Microsoft's Azure Speech documentation hub is the canonical reference for the service. It includes overviews, quickstarts, how-tos, and API reference for every language the SDK supports.
The Azure-Samples/cognitive-services-speech-sdk repo on GitHub has runnable samples in C#, C++, Java, JavaScript, Python, Objective-C, and Swift. It's the fastest way to go from "hello world" to something real.
The pronunciation assessment how-to covers the full scoring model (accuracy, fluency, completeness, prosody, miscue detection), along with the JSON response shape for word- and phoneme-level results.
The speech translation overview explains real-time multi-language translation including the newer multi-lingual mode that auto-detects the source language and handles mid-session language switching.
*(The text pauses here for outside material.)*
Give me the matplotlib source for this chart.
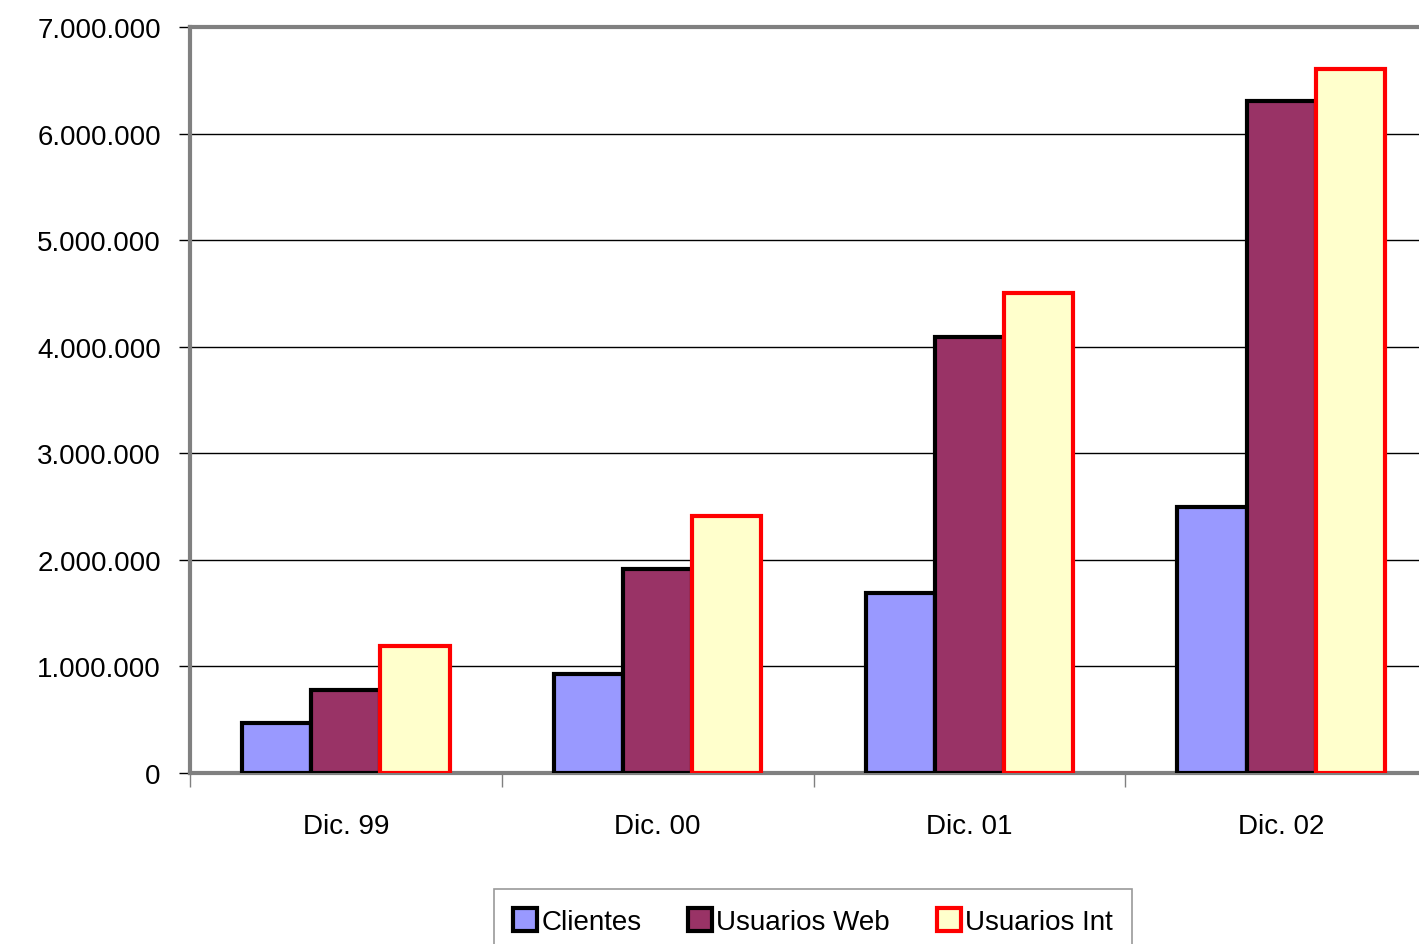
import numpy as np
import matplotlib
matplotlib.use("Agg")
import matplotlib.pyplot as plt
from matplotlib.ticker import FuncFormatter

plt.rcParams['font.family'] = ['Liberation Sans', 'DejaVu Sans']

# data
periods = ['Dic. 99', 'Dic. 00', 'Dic. 01', 'Dic. 02']
series_names = ['Clientes', 'Usuarios Web', 'Usuarios Int']
clientes = [470000, 930000, 1690000, 2500000]
usuarios_web = [780000, 1910000, 4090000, 6310000]
usuarios_int = [1190000, 2410000, 4500000, 6610000]

fills = ['#9999FF', '#993366', '#FFFFCC']
edges = ['black', 'black', '#FF0000']

fig = plt.figure(figsize=(14.19, 9.45), dpi=100)
# plot area runs past the right edge of the picture, like the original
ax = fig.add_axes([190 / 1419, (945 - 774) / 945, (1437 - 190) / 1419, (774 - 28) / 945])

centers = np.arange(len(periods)) + 0.5
w = 0.222
for k, vals in enumerate([clientes, usuarios_web, usuarios_int]):
    ax.bar(centers + (k - 1) * w, vals, width=w, color=fills[k],
           edgecolor=edges[k], linewidth=3, label=series_names[k], zorder=3)

ax.set_xlim(0, len(periods))
ax.set_ylim(0, 7000000)
ax.set_yticks(np.arange(0, 7000001, 1000000))
ax.yaxis.set_major_formatter(FuncFormatter(lambda v, p: f"{int(v):,}".replace(',', '.')))
ax.grid(axis='y', color='black', linewidth=1, zorder=0)

ax.set_xticks(np.arange(0, len(periods) + 1))
ax.set_xticklabels([])
ax.set_xticks(centers, minor=True)
ax.set_xticklabels(periods, minor=True)
ax.tick_params(axis='x', which='major', length=10, width=1, color='#808080', direction='out')
ax.tick_params(axis='x', which='minor', length=0, pad=29, labelsize=20)
ax.tick_params(axis='y', length=8, width=1, color='black', pad=13, labelsize=20)

for s in ['left', 'top', 'bottom', 'right']:
    ax.spines[s].set_color('#808080')
    ax.spines[s].set_linewidth(3)

leg = ax.legend(loc='upper center', bbox_to_anchor=(813 / 1419, (945 - 890) / 945),
                bbox_transform=fig.transFigure, ncol=3, frameon=True, fancybox=False,
                fontsize=20, handlelength=0.85, handleheight=0.85, handletextpad=0.15,
                columnspacing=1.7, borderaxespad=0, borderpad=0.7)
leg.get_frame().set_edgecolor('#808080')
leg.get_frame().set_linewidth(1.2)

fig.savefig('out.png', dpi=100)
Language and voice support is the definitive list of locales, neural voices, and which features (translation, pronunciation, prosody) are available where. it's essential when scoping a demo or a production rollout.
The pronunciation assessment tool and the broader Speech Studio overview let you try reading, speaking, and gaming scenarios with no code. It's great for getting a feel for the scoring before writing any SDK integration.
The azure-cognitiveservices-speech package on PyPI is the Python SDK distribution. Keep it bookmarked for release notes and to check which version of the SDK is current before pinning dependencies.